Is the black horseman saddling his horse?

The seals kick off the Tribulation judgments. The first four of these are horses representing the Antichrist, war, famine, and sickness/death. The third seal's rider, Famine on the Black Horse, is holding a pair of scales in his hand. Bread was weighed this way during famines in Old and New Testament times and we know from Revelation 6:6 that during the Tribulation a quart of wheat that would make one loaf of bread will cost a day's pay. The Black Horseman is indicative of famine.

Famine during any epoch is a slow-moving disaster. It does not arrive suddenly like a hailstorm or a tornado. It takes root and spreads slowly. Famine is a process, not an event. That got me thinking about when the prophesied judgment of global a famine would begin. Although God can cause a famine to start suddenly because He can do anything, He did say that there would be birth pangs and birth pangs are part of a process that begins at a time certain (Israel created overnight) and continues in intensity until the birth. So the nature of famines and the fact of the prophesied birth pangs mean that famine would likely begin before the Black Horse and then continue in intensity until prophetic fulfillment during the trib.
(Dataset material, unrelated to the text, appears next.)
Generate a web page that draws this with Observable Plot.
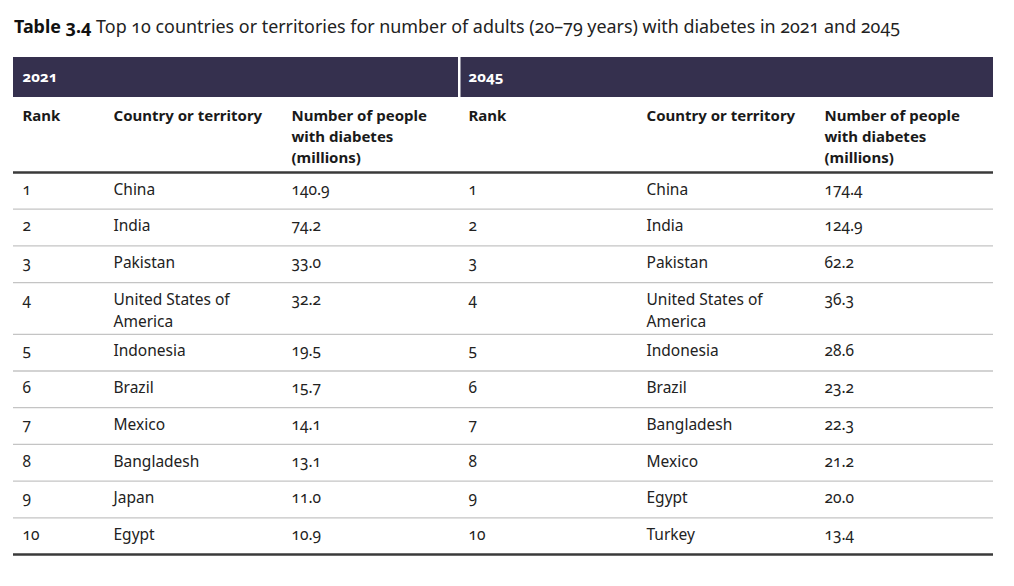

Backing up from the Third Seal judgment, when would have the prophesied Black Horseman famine begun? No one knows, but an internet-circulating map did catch my eye.

The conspiracy theorists and rumor mill news adherents have been forwarding a certain agricultural map. (left). It is from the Farm Service Agency. When farmers have experienced a 30% loss of any one crop in a county it can trigger a disaster request to the federal Farm Service Agency office in the affected state. I began searching for the map in context in order to confirm identity and because I wanted to see what other parts of the US were experiencing declared agricultural disasters. I found nothing. I let it percolate in my head while I went on with business.

Then yesterday I was reading the New York Times article titled "Closing out a season farmers want to forget", and came across this: "Plagued with inclement weather, disease and complications from both, farms throughout Connecticut, New Jersey and New York generally suffered one of the worst, if not the worst, growing season in memory. Mr. Botticello estimated his overall crop loss this year at about 45 percent. It takes a 30 percent loss of any single crop in a county to trigger a disaster request from the federal Farm Service Agency office in an affected state. Losses are still being tallied, but most counties in New York and New Jersey have been declared agricultural disaster areas, and Connecticut is awaiting word from the federal government on the same declaration for nearly all of its counties."

All or nearly all of CT, NY, and NJ declared agricultural disasters. Oh, my. Combined with an e-mail I'd sent out to my subscribers on Oct 31 (subscribe here) regarding reports that Illinois soybean and corn crops "are at their lowest levels in four decades because of the state's record rainfall, according to the Illinois Agriculture Department's statistics. Just 33 percent of the state's soybean crop has been brought in. The state's records don't ever show the harvest so slow," I renewed my search at the FSA site for the situation of declared agricultural disaster nationwide.

Meanwhile, I had reported a few days ago that Wal-Mart marketing execs told a group of economists that families are not eating at the end of the month, and lining up at midnight, waiting for their direct deposited checks to clear so they can buy food. And this news just out moments ago, that "U.S. Department of Agriculture reports that at least 49 million Americans (14.6%) are food insecure, the highest number ever recorded. At least 5.7 percent of Americans had their eating patterns disrupted at times because they lacked money for food, the report finds."(Source: Twitter BNO)

I could not find a similar large-scale map showing the Midwest's declared disaster areas that I'd seen circulated so I did the only thing I knew how to do, count them manually. I looked at each state's listed declared disaster counties, and applied a percentage against total counties in that state. I did this for all 50 states and Washington DC. Then I did the math and found that 53% of American's counties have been declared an agricultural disaster since July 1.

Further, there were 5 states where 100% of its counties had been declared an agricultural disaster: OK, ME, CT, DE, AL. Four states had 95% plus counties declared disasters: NY, NJ, FL, WA. Some NY farmers are declaring up to a 45% loss. So the disaster may be deeper than 30% in any given state and likely is.

That's a lot of numbers and information to take in, but the upshot is that here in America:

1. Since July 1st, over half of all of American's counties have been declared an agricultural disaster,
2. Families are not eating,
3. Birth pangs and Tribulation promise worse famine to come.